On Tuesday, January 13, 2015 at 7:43:07 PM UTC-5, [email protected] wrote:

> Which can present problems if the UTF8String is displayed or otherwise 
> used where valid UTF8 is required. 
>

It will display as mojibake, but you will still be able to open the file.   
There doesn't seem to be much alternative, since you can't reliably detect 
an unknown encoding.    You can still do processing that treats the 
filename like a cookie, e.g. concatenation.  You can still detect ASCII 
suffixes (e.g. ".txt") via endswith even if other code units are invalid, 
as long as it is an encoding where ASCII is left as-is; otherwise there is 
not much recourse anyway.  But in general there is not much non-cookie 
processing that you can expect to do on strings in an unknown encoding.

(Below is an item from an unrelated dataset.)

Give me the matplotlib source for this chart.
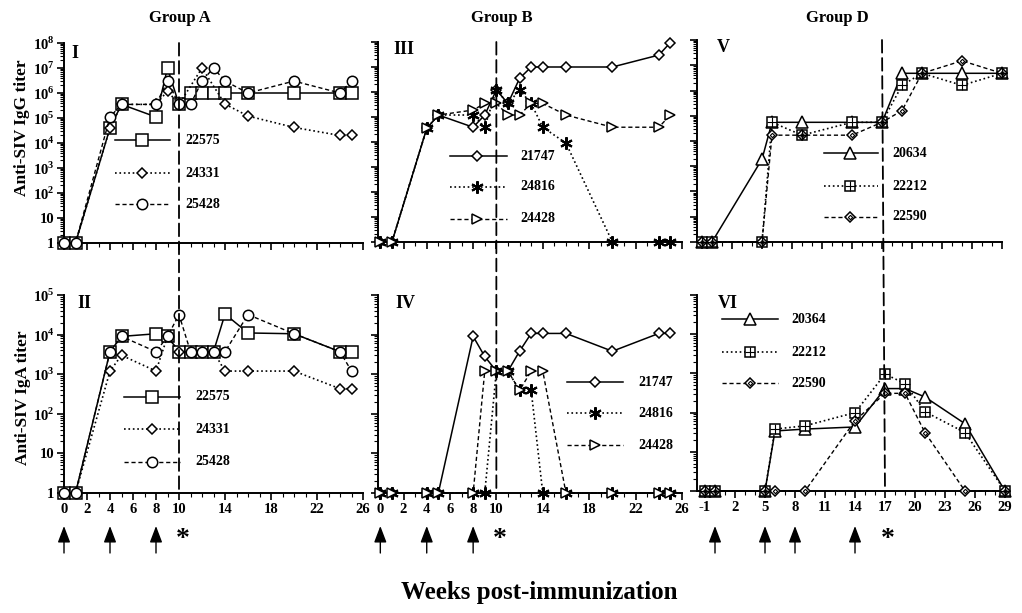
import matplotlib
matplotlib.use("Agg")
import matplotlib.pyplot as plt
import matplotlib.transforms as mtransforms
from matplotlib.patches import ConnectionPatch
from matplotlib.ticker import LogLocator, NullFormatter, FixedLocator, FixedFormatter, MultipleLocator

plt.rcParams.update({
    "font.family": "Liberation Serif",
    "font.weight": "bold",
    "mathtext.fontset": "custom",
    "mathtext.rm": "Liberation Serif:bold",
    "mathtext.bf": "Liberation Serif:bold",
    "axes.unicode_minus": False,
})

# ---- data (titers) ----
WEEKS_AB = [0, 1, 4, 5, 8, 9, 10, 11, 12, 13, 14, 16, 20, 24, 25]
WEEKS_D = [-1, 0, 5, 6, 9, 14, 17, 19, 21, 25, 29]

# Group A, IgG (I)
I_22575 = [1, 1, 4e4, 3.5e5, 1.1e5, 1e7, 3.5e5, 1e6, 1e6, 1e6, 1e6, 1e6, 1e6, 1e6, 1e6]
I_24331_WEEKS = [0, 1, 4, 5, 8, 9, 10, 12, 14, 16, 20, 24, 25]
I_24331 = [1, 1, 4e4, 3.5e5, 3.5e5, 1.2e6, 3.5e5, 1e7, 3.6e5, 1.2e5, 4.2e4, 2e4, 2e4]
I_25428 = [1, 1, 1.1e5, 3.5e5, 3.5e5, 3e6, 3.5e5, 3.5e5, 3e6, 1e7, 3e6, 1e6, 3e6, 1e6, 3e6]
# Group A, IgA (II)
II_22575 = [1, 1, 3.7e3, 9e3, 1.05e4, 9e3, 3.7e3, 3.7e3, 3.7e3, 3.7e3, 3.3e4, 1.1e4, 1.05e4, 3.7e3, 3.7e3]
II_24331 = [1, 1, 1.2e3, 3e3, 1.2e3, 9e3, 3.7e3, 3.7e3, 3.7e3, 3.7e3, 1.2e3, 1.2e3, 1.2e3, 430, 430]
II_25428 = [1, 1, 3.7e3, 9e3, 3.7e3, 9e3, 3.2e4, 3.7e3, 3.7e3, 3.7e3, 3.7e3, 3.2e4, 1.05e4, 3.7e3, 1.2e3]
# Group B, IgG (III)
III_21747 = [1, 1, 3.5e4, 1.2e5, 3.9e4, 1.2e5, 1.2e6, 3.5e5, 3.5e6, 1e7, 1e7, 1e7, 1e7, 3e7, 9.5e7]
III_24816 = [1, 1, 3.5e4, 1.2e5, 1.2e5, 3.9e4, 1.2e6, 3.5e5, 1.2e6, 3.5e5, 3.9e4, 9e3, 1, 1, 1]
III_24428 = [1, 1, 3.5e4, 1.2e5, 1.9e5, 3.5e5, 3.5e5, 1.2e5, 1.2e5, 3.5e5, 3.5e5, 1.2e5, 3.9e4, 3.9e4, 1.2e5]
# Group B, IgA (IV)
IV_21747 = [1, 1, 1, 1, 9e3, 2.8e3, 1.2e3, 1.2e3, 3.8e3, 1.07e4, 1.07e4, 1.07e4, 3.8e3, 1.07e4, 1.07e4]
IV_24816 = [1, 1, 1, 1, 1, 1, 1.2e3, 1.2e3, 390, 390, 1, 1, 1, 1, 1]
IV_24428 = [1, 1, 1, 1, 1, 1.2e3, 1.2e3, 1.2e3, 390, 1.2e3, 1.2e3, 1, 1, 1, 1]
# Group D, IgG (V)
V_20634 = [1, 1, 1.9e3, 5.5e4, 5.5e4, 5.5e4, 5.5e4, 4.8e6, 4.8e6, 4.8e6, 4.8e6]
V_22212 = [1, 1, 1, 5.5e4, 1.7e4, 5.5e4, 5.5e4, 1.6e6, 4.8e6, 1.6e6, 4.8e6]
V_22590 = [1, 1, 1, 1.7e4, 1.7e4, 1.7e4, 5.5e4, 1.6e5, 4.8e6, 1.5e7, 4.8e6]
# Group D, IgA (VI)
VI_20364 = [1, 1, 1, 34, 38, 43, 410, 410, 250, 52, 1]
VI_22212 = [1, 1, 1, 38, 46, 100, 960, 550, 105, 31, 1]
VI_22590 = [1, 1, 1, 1, 1, 62, 310, 310, 31, 1, 1]

XT_AB = [0, 2, 4, 6, 8, 10, 14, 18, 22, 26]
XT_D = [-1, 2, 5, 8, 11, 14, 17, 20, 23, 26, 29]
IMMUN_AB = [0, 4, 8]
IMMUN_D = [0, 5, 8, 14]
CHALLENGE_AB = 10
CHALLENGE_D = 17

W, H = 1022, 613
fig = plt.figure(figsize=(W / 100, H / 100), dpi=100)


def add_panel(x0, y0, x1, y1):
    return fig.add_axes([x0 / W, 1 - y1 / H, (x1 - x0) / W, (y1 - y0) / H])


SOLID = dict(ls="-", lw=1.1)
DOT = dict(ls=":", lw=1.2)
DASH = dict(ls=(0, (3, 2)), lw=1.0)
ASTER = (6, 2, 0)


def mew_for(marker):
    return 1.5 if marker == ASTER else 1.1


def draw(ax, x, y, line, marker, ms, inner=None):
    ax.plot(x, y, color="k", marker=marker, ms=ms, mfc="white", mec="k", mew=mew_for(marker),
            clip_on=False, zorder=3, **line)
    if inner:
        ax.plot(x, y, ls="none", marker=inner[0], ms=inner[1], mfc="none", mec="k",
                mew=0.8, clip_on=False, zorder=4)


def legend(ax, rows, x0, x1, xm, xt):
    for y, label, line, marker, ms, inner in rows:
        ax.plot([x0, x1], [y, y], color="k", transform=ax.transAxes, clip_on=False, **line)
        ax.plot([xm], [y], marker=marker, ms=ms, mfc="white", mec="k", mew=mew_for(marker),
                transform=ax.transAxes, clip_on=False, zorder=5)
        if inner:
            ax.plot([xm], [y], marker=inner[0], ms=inner[1], mfc="none", mec="k", mew=0.8,
                    transform=ax.transAxes, clip_on=False, zorder=6)
        ax.text(xt, y, label, transform=ax.transAxes, va="center", ha="left", fontsize=10)


def style(ax, top, xlim, xt, labelleft):
    for s in ("top", "right"):
        ax.spines[s].set_visible(False)
    for s in ("left", "bottom"):
        ax.spines[s].set_linewidth(1.4)
    ax.set_yscale("log")
    decades = 8 if top else 5
    ax.set_ylim(1, 10 ** decades)
    ax.set_xlim(*xlim)
    ax.yaxis.set_major_locator(FixedLocator([10 ** k for k in range(decades + 1)]))
    ax.yaxis.set_minor_locator(LogLocator(base=10, subs=range(2, 10), numticks=20))
    ax.yaxis.set_minor_formatter(NullFormatter())
    labels = ["1", "10"] + ["10$^{%d}$" % k for k in range(2, decades + 1)]
    ax.yaxis.set_major_formatter(FixedFormatter(labels))
    ax.xaxis.set_major_locator(FixedLocator(xt))
    ax.xaxis.set_minor_locator(MultipleLocator(1))
    ax.tick_params(which="major", direction="out", length=5, width=1.2, labelsize=10.5, pad=2)
    ax.tick_params(which="minor", direction="out", length=3, width=0.8)
    ax.tick_params(axis="x", labelbottom=not top)
    ax.tick_params(axis="y", labelleft=labelleft)
    ax.patch.set_alpha(0)


axI = add_panel(64, 43, 363, 243)
axII = add_panel(64, 295, 363, 493)
axIII = add_panel(378, 42, 682, 242)
axIV = add_panel(378, 295, 682, 493)
axV = add_panel(697, 40, 1002, 242)
axVI = add_panel(697, 295, 1005, 491)

style(axI, True, (0, 26), XT_AB, True)
style(axII, False, (0, 26), XT_AB, True)
style(axIII, True, (-0.2, 26), XT_AB, False)
style(axIV, False, (-0.2, 26), XT_AB, False)
style(axV, True, (-1.5, 29), XT_D, False)
style(axVI, False, (-1.8, 29), XT_D, False)

# Group A
draw(axI, WEEKS_AB, I_22575, SOLID, "s", 8.5)
draw(axI, I_24331_WEEKS, I_24331, DOT, "D", 4.8)
draw(axI, WEEKS_AB, I_25428, DASH, "o", 7.5)
draw(axII, WEEKS_AB, II_22575, SOLID, "s", 8.5)
draw(axII, WEEKS_AB, II_24331, DOT, "D", 4.8)
draw(axII, WEEKS_AB, II_25428, DASH, "o", 7.5)
rows_a = [("22575", SOLID, "s", 8.5, None), ("24331", DOT, "D", 4.8, None), ("25428", DASH, "o", 7.5, None)]
legend(axI, [(y,) + r for y, r in zip([0.515, 0.35, 0.195], rows_a)], 0.171, 0.355, 0.261, 0.405)
legend(axII, [(y,) + r for y, r in zip([0.485, 0.323, 0.157], rows_a)], 0.20, 0.388, 0.294, 0.438)

# Group B
draw(axIII, WEEKS_AB, III_21747, SOLID, "D", 5.2)
draw(axIII, WEEKS_AB, III_24816, DOT, ASTER, 9)
draw(axIII, WEEKS_AB, III_24428, DASH, ">", 7.5)
draw(axIV, WEEKS_AB, IV_21747, SOLID, "D", 5.2)
draw(axIV, WEEKS_AB, IV_24816, DOT, ASTER, 9)
draw(axIV, WEEKS_AB, IV_24428, DASH, ">", 7.5)
rows_b = [("21747", SOLID, "D", 5.2, None), ("24816", DOT, ASTER, 9, None), ("24428", DASH, ">", 7.5, None)]
legend(axIII, [(y,) + r for y, r in zip([0.43, 0.275, 0.115], rows_b)], 0.237, 0.424, 0.326, 0.467)
legend(axIV, [(y,) + r for y, r in zip([0.56, 0.404, 0.242], rows_b)], 0.622, 0.806, 0.714, 0.855)

# Group D
draw(axV, WEEKS_D, V_20634, SOLID, "^", 8.5)
draw(axV, WEEKS_D, V_22212, DOT, "s", 7.5, ("+", 7.5))
draw(axV, WEEKS_D, V_22590, DASH, "D", 5, ("D", 2.2))
draw(axVI, WEEKS_D, VI_20364, SOLID, "^", 8.5)
draw(axVI, WEEKS_D, VI_22212, DOT, "s", 7.5, ("+", 7.5))
draw(axVI, WEEKS_D, VI_22590, DASH, "D", 5, ("D", 2.2))
legend(axV, [(0.44, "20634", SOLID, "^", 8.5, None), (0.277, "22212", DOT, "s", 7.5, ("+", 7.5)),
             (0.124, "22590", DASH, "D", 5, ("D", 2.2))], 0.416, 0.594, 0.503, 0.64)
legend(axVI, [(0.877, "20364", SOLID, "^", 8.5, None), (0.709, "22212", DOT, "s", 7.5, ("+", 7.5)),
              (0.551, "22590", DASH, "D", 5, ("D", 2.2))], 0.081, 0.263, 0.172, 0.308)

# challenge lines spanning both rows
for top, bot, wk in ((axI, axII, CHALLENGE_AB), (axIII, axIV, CHALLENGE_AB), (axV, axVI, CHALLENGE_D)):
    con = ConnectionPatch(xyA=(wk, 1e8), coordsA=top.transData, xyB=(wk, 1), coordsB=bot.transData,
                          color="k", lw=1.3, linestyle=(0, (7, 3)), zorder=2)
    fig.add_artist(con)

# immunization arrows and challenge stars
for ax, weeks, star in ((axII, IMMUN_AB, CHALLENGE_AB), (axIV, IMMUN_AB, CHALLENGE_AB), (axVI, IMMUN_D, CHALLENGE_D)):
    tr = mtransforms.blended_transform_factory(ax.transData, fig.transFigure)
    for wk in weeks:
        ax.annotate("", xy=(wk, 1 - 526 / H), xytext=(wk, 1 - 553 / H), xycoords=tr, textcoords=tr,
                    annotation_clip=False,
                    arrowprops=dict(arrowstyle="-|>,head_length=1.0,head_width=0.38", color="k",
                                    lw=1.0, shrinkA=0, shrinkB=0))
    ax.text(star + 0.3, 1 - 540 / H, "*", transform=tr, fontsize=20, ha="center", va="center")

# titles and labels
fig.text(180 / W, 1 - 18 / H, "Group A", ha="center", va="center", fontsize=12)
fig.text(502 / W, 1 - 18 / H, "Group B", ha="center", va="center", fontsize=12)
fig.text(837 / W, 1 - 18 / H, "Group D", ha="center", va="center", fontsize=12)
fig.text(22 / W, 1 - 128 / H, "Anti-SIV IgG titer", rotation=90, ha="center", va="center", fontsize=12.5)
fig.text(23 / W, 1 - 398 / H, "Anti-SIV IgA titer", rotation=90, ha="center", va="center", fontsize=12.5)
fig.text(539 / W, 1 - 593 / H, "Weeks post-immunization", ha="center", va="center", fontsize=18)
for lab, x, y in (("I", 71, 53), ("II", 77, 303), ("III", 393, 50), ("IV", 395, 303), ("V", 717, 47), ("VI", 718, 303)):
    fig.text(x / W, 1 - y / H, lab, ha="left", va="center", fontsize=13)

fig.savefig("out.png", dpi=100, facecolor="white")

(Apparently this is what Go does too?)
 

> Maybe readdir should in fact return a raw bytestring as advertised in the 
> documentation 
> http://docs.julialang.org/en/release-0.3/stdlib/io-network/?highlight=readdir#Base.readdir
>

A "ByteString" in Julia is just an alias for Union(ASCIIString,UTF8String) 
— i.e. a string where the code units are bytes — so it is doing what it is 
documented as doing.   (And as I mentioned, in the future ASCIIString will 
probably disappear and it will just be UTF8String.)  There is no other "raw 
bytestring" type.

It sounds like you don't want a "string" at all, you just want an array of 
bytes, i.e. a Vector{Uint8}.   But I tend to think it is better and more 
convenient to work with the data as a UTF8String and have it display 
sensibly 99.99...% of the time, and work with string operations like 
concatenation, even if you occasionally display mojibake in rare cases.